This will certainly be troubling news to the buyers of yesterday's spin-out stock flotation of Mobileye.
From TechCrunch:
A couple caveats for those going apoplectic over the headline: I mean self-driving isn’t going to be a thing A) in our lifetimes and B) with any kind of omnipresent scale. So in terms of the daily lived experience of most people reading this, truly autonomous vehicles just aren’t going to happen. The evidence pointing to this has been mounting for years now, if not decades, but it’s now tipped the balance to where it’s hard to ignore for a reasoned observer – even one like myself who has previously been very optimistic about self-driving prospects.
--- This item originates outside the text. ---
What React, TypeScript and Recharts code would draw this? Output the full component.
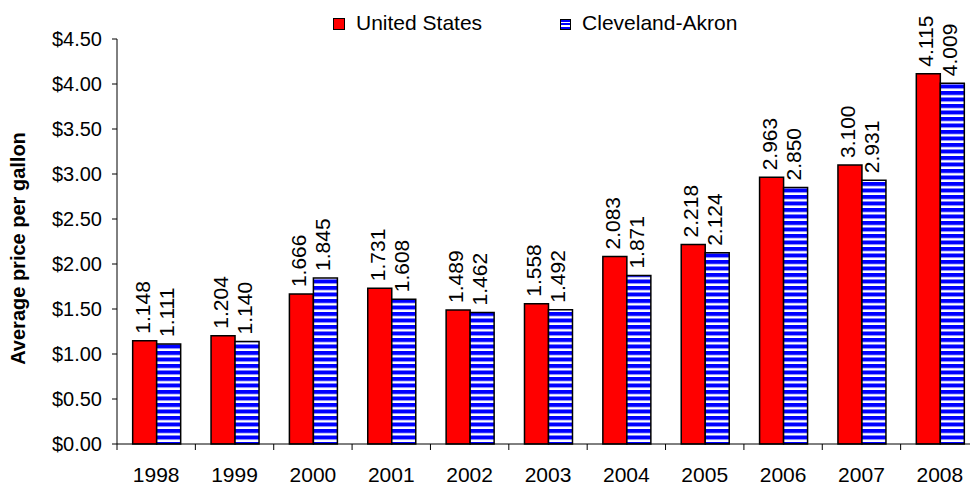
import React from "react";
import { BarChart, Bar, XAxis, YAxis, Legend, LabelList, Label } from "recharts";

const years = ["1998", "1999", "2000", "2001", "2002", "2003", "2004", "2005", "2006", "2007", "2008"];
const unitedStates = [1.148, 1.204, 1.666, 1.731, 1.489, 1.558, 2.083, 2.218, 2.963, 3.1, 4.115];
const clevelandAkron = [1.111, 1.14, 1.845, 1.608, 1.462, 1.492, 1.871, 2.124, 2.85, 2.931, 4.009];
const yTicks = [0, 0.5, 1, 1.5, 2, 2.5, 3, 3.5, 4, 4.5];
const seriesNames = ["United States", "Cleveland-Akron"];

const data = years.map((y, i) => ({ year: y, us: unitedStates[i], ca: clevelandAkron[i] }));

const FONT = "'Liberation Sans', Arial, sans-serif";
const CHART_W = 990;
const CHART_H = 485;
const MARGIN = { top: 39, right: 11, bottom: 0, left: 0 };
const Y_W = 117;
const X_H = 41;
const BAND = (CHART_W - MARGIN.left - MARGIN.right - Y_W) / years.length;

const BarValueLabel = (props: any) => {
  const { x, y, width, value } = props;
  const bx = Number(x) + Number(width) / 2 + 5;
  const by = Number(y) - 7;
  return (
    <text
      x={bx}
      y={by}
      transform={`rotate(-90 ${bx} ${by})`}
      textAnchor="start"
      fontSize={21}
      fontFamily={FONT}
      fill="#000"
    >
      {Number(value).toFixed(3)}
    </text>
  );
};

const XTick = (props: any) => {
  const { x, y, payload } = props;
  const lx = Number(x) - BAND / 2;
  return (
    <g>
      <line x1={lx} x2={lx} y1={y - 6} y2={y} stroke="#000" strokeWidth={1} />
      <text x={x} y={y} dy={32} textAnchor="middle" fontSize={21} fontFamily={FONT} fill="#000">
        {payload.value}
      </text>
    </g>
  );
};

const LegendContent = () => (
  <div style={{ display: "flex", alignItems: "center", fontFamily: FONT, fontSize: 21, lineHeight: "24px", color: "#000" }}>
    <span
      style={{
        display: "inline-block",
        width: 10,
        height: 10,
        background: "#ff0000",
        border: "1px solid #000",
        marginRight: 11,
        marginTop: 2,
      }}
    />
    <span style={{ marginRight: 78 }}>{seriesNames[0]}</span>
    <span
      style={{
        display: "inline-block",
        width: 9,
        height: 9,
        background: "repeating-linear-gradient(to bottom, #0000ff 0px, #0000ff 2px, #ffffff 2px, #ffffff 3.5px)",
        border: "1px solid #000",
        marginRight: 11,
        marginTop: 3,
      }}
    />
    <span>{seriesNames[1]}</span>
  </div>
);

export default function App() {
  return (
    <div style={{ position: "absolute", left: 0, top: 0, width: 970, height: 485, overflow: "hidden", background: "#fff" }}>
      <svg width={0} height={0} style={{ position: "absolute" }}>
        <defs>
          <pattern id="blueStripes" width={8} height={6.5} patternUnits="userSpaceOnUse">
            <rect x={0} y={0} width={8} height={6.5} fill="#ffffff" />
            <rect x={0} y={0} width={8} height={4} fill="#0000ff" />
          </pattern>
        </defs>
      </svg>
      <BarChart
        width={CHART_W}
        height={CHART_H}
        data={data}
        margin={MARGIN}
        barCategoryGap="20%"
        barGap={0}
        style={{ fontFamily: FONT }}
      >
        <XAxis
          dataKey="year"
          height={X_H}
          tickLine={false}
          tickSize={6}
          tickMargin={0}
          axisLine={{ stroke: "#000", strokeWidth: 1 }}
          tick={<XTick />}
          interval={0}
        />
        <YAxis
          width={Y_W}
          domain={[0, 4.5]}
          ticks={yTicks}
          interval={0}
          tickSize={5}
          tickMargin={10}
          tickLine={{ stroke: "#000" }}
          axisLine={{ stroke: "#000", strokeWidth: 1 }}
          tick={{ fontSize: 20, fill: "#000", fontFamily: FONT }}
          tickFormatter={(v: number) => `$${v.toFixed(2)}`}
        >
          <Label
            content={(p: any) => {
              const vb = p.viewBox || {};
              const cx = 25;
              const cy = (vb.y ?? 39) + (vb.height ?? 405) / 2 + 7;
              return (
                <text
                  x={cx}
                  y={cy}
                  transform={`rotate(-90 ${cx} ${cy})`}
                  textAnchor="middle"
                  fontSize={20}
                  fontWeight="bold"
                  fontFamily={FONT}
                  fill="#000"
                >
                  Average price per gallon
                </text>
              );
            }}
          />
        </YAxis>
        <Legend
          layout="horizontal"
          verticalAlign="middle"
          align="center"
          content={<LegendContent />}
          wrapperStyle={{ top: 11, left: 333, width: "auto", height: "auto" }}
        />
        <Bar dataKey="us" name={seriesNames[0]} fill="#ff0000" stroke="#000" strokeWidth={1.5} isAnimationActive={false}>
          <LabelList dataKey="us" content={<BarValueLabel />} />
        </Bar>
        <Bar dataKey="ca" name={seriesNames[1]} fill="url(#blueStripes)" stroke="#000" strokeWidth={1.5} isAnimationActive={false}>
          <LabelList dataKey="ca" content={<BarValueLabel />} />
        </Bar>
      </BarChart>
    </div>
  );
}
My decision to make this call is mostly predicated on one big event from Wednesday: Scooped by our very own Kirsten Korosec, Ford announced that it would be winding down Argo AI, the company backed by itself and fellow automaker Volkswagen focused on developing full level 4 autonomous driving technologies. Ford explained their justification in doing so when they released their Q3 earnings a few hours later, noting that not only were they shutting down Argo, but they were also essentially deprioritizing L4 technologies altogether, to instead focus on advanced driver assistance (ADAS) systems with internal resources.
Ford CEO Jim Farley justified this by saying that “profitable, fully autonomous vehicles at scale are a long way off and we won’t necessarily have to create that technology for ourselves” on the company’s earnings call Wednesday evening. The sentiments echoed those of a much younger and more tech-forward automaker CEO from just last week at our Disrupt conference in San Francisco.
While Rivian CEO RJ Scaringe did say the company was eventually aiming to introduce Level 4 autonomy, he also said that the plan is to focus first on L2 and L3 ADAS, with its existing shipping vehicles capped at L3 given their current hardware limitations. He did say that he believes L4 is actually currently possible for companies with the proper advanced hardware kit on cars – with the caveat that those be geofenced to a specific location.
That brings us to the companies who are currently operating driverless vehicles on actual public roads, Waymo and GM’s Cruise. Surely, if two (ostensibly) for-profit companies are already out there doing it, then it’s going to happen, right?....
....MUCH MORE
To date our favorite self-driving/training the AI story, last seen in March 2022's "Deep Learning Is Hitting a Wall":
"When Google was training its self-driving car on the streets of Mountain View, California, the car rounded a corner and encountered a woman in a wheelchair, waving a broom, chasing a duck. The car hadn’t encountered this before so it stopped and waited."